>> begin Provided material

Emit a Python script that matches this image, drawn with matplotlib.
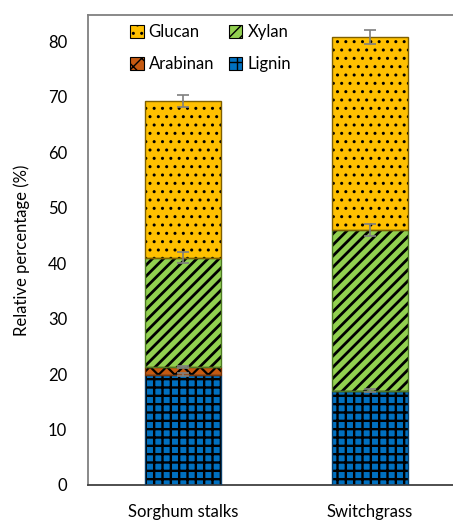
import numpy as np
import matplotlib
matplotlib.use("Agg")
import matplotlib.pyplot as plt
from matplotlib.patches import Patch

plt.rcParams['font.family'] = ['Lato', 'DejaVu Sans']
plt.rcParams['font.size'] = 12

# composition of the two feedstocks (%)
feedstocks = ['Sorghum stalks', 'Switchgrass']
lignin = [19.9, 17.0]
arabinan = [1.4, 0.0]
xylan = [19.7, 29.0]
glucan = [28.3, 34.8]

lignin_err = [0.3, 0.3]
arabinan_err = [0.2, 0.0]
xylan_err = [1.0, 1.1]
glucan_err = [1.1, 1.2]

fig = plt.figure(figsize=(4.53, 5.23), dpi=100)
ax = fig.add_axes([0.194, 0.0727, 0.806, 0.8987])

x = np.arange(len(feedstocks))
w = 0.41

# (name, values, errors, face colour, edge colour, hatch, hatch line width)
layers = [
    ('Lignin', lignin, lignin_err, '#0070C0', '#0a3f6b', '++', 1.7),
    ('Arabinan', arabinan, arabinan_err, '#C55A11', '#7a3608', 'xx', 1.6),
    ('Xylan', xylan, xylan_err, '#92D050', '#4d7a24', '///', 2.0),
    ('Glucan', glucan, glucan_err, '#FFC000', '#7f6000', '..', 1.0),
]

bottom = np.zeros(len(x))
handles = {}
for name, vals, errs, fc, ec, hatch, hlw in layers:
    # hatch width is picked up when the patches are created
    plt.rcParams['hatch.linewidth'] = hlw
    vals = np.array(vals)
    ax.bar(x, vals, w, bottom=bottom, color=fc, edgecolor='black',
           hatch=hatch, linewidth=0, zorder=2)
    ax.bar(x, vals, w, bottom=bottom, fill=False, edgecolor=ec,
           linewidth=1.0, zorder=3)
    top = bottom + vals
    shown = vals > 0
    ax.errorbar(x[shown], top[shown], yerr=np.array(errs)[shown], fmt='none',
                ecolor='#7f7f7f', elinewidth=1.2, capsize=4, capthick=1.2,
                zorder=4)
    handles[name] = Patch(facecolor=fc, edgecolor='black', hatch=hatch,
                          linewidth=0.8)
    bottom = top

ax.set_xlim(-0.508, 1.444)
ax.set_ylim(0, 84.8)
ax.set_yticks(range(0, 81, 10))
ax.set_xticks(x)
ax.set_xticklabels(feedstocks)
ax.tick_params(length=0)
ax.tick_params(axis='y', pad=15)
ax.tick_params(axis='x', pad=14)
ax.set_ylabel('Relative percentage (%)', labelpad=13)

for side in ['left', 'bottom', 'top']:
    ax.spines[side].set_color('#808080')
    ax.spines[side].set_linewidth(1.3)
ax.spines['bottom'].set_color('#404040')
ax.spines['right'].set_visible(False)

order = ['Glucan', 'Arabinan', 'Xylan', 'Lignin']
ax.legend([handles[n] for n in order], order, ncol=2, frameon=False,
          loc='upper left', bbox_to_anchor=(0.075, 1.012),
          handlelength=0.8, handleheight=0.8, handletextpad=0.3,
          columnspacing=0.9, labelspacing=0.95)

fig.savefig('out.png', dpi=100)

>> end Provided material

**Problem details:** Work out how many lines of the data above hold the word "matplotlib", and write only the count.

**Exercise answer:** 5